A few years after Cleomenes, Antikythera were in the midst of conflicts between the Cretan cities, and also between the powers that wished to control the area of the southern Aegean Sea and the passages to the West, where the power of Rome had already appeared.
Material remains of the attack of Nabis, the “king” of Sparta, are numerous inscribed sling bullets of Laconian type, found at the area of “Kastro”, with the inscription “of the king”, a title Nabis gave to himself during the last years of his power (FIG.11).
In the 2nd century BC the by the harbor sanctuary was constructed (or reconstructed), dedicated to Apollo and Artemis.

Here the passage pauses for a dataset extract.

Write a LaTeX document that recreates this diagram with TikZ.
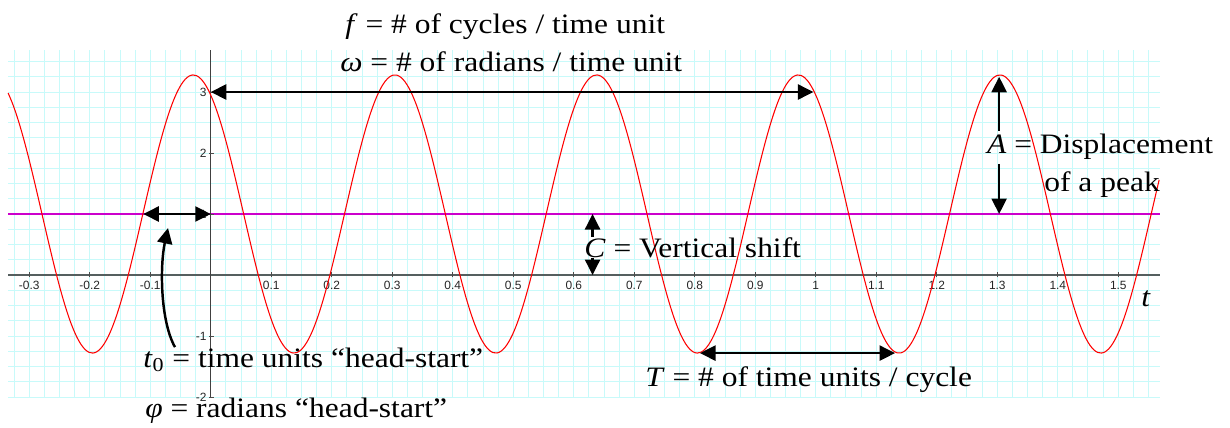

The stratigraphy also of the fortifications indicates that during that period the city had a relative prosperity. Of course, the explanation lies in the piracy activities income practiced by the city of Phalasarna.
Aegilia suffered the vengeance of the Roman general Metellus who brutally suppressed the “Cretan Revolution” in 69-67 BC. The life at “Kastro”stopped exactly then. At the same time the city of Phalasarna was also destroyed by the Romans.
Human presence is testified again on the island after the 5th century AD (FIG.12)
, when life in the Aegean was normalized with the power of the byzantine fleet until almost the beginning of the 8th century AD, when the Arab attacks began and Antikythera lost its population again (FIG.13).
The inhabitants returned to the island in the middle-byzantine period, shortly after the expulsion of the Arabs from Crete. After the 4th Crusade and until the Napoleonic wars belonged, along with the rest Ionian Islands, to the possessions of Venice.
Today, the island is going through a new period of desolation from which there seems no easy recovery.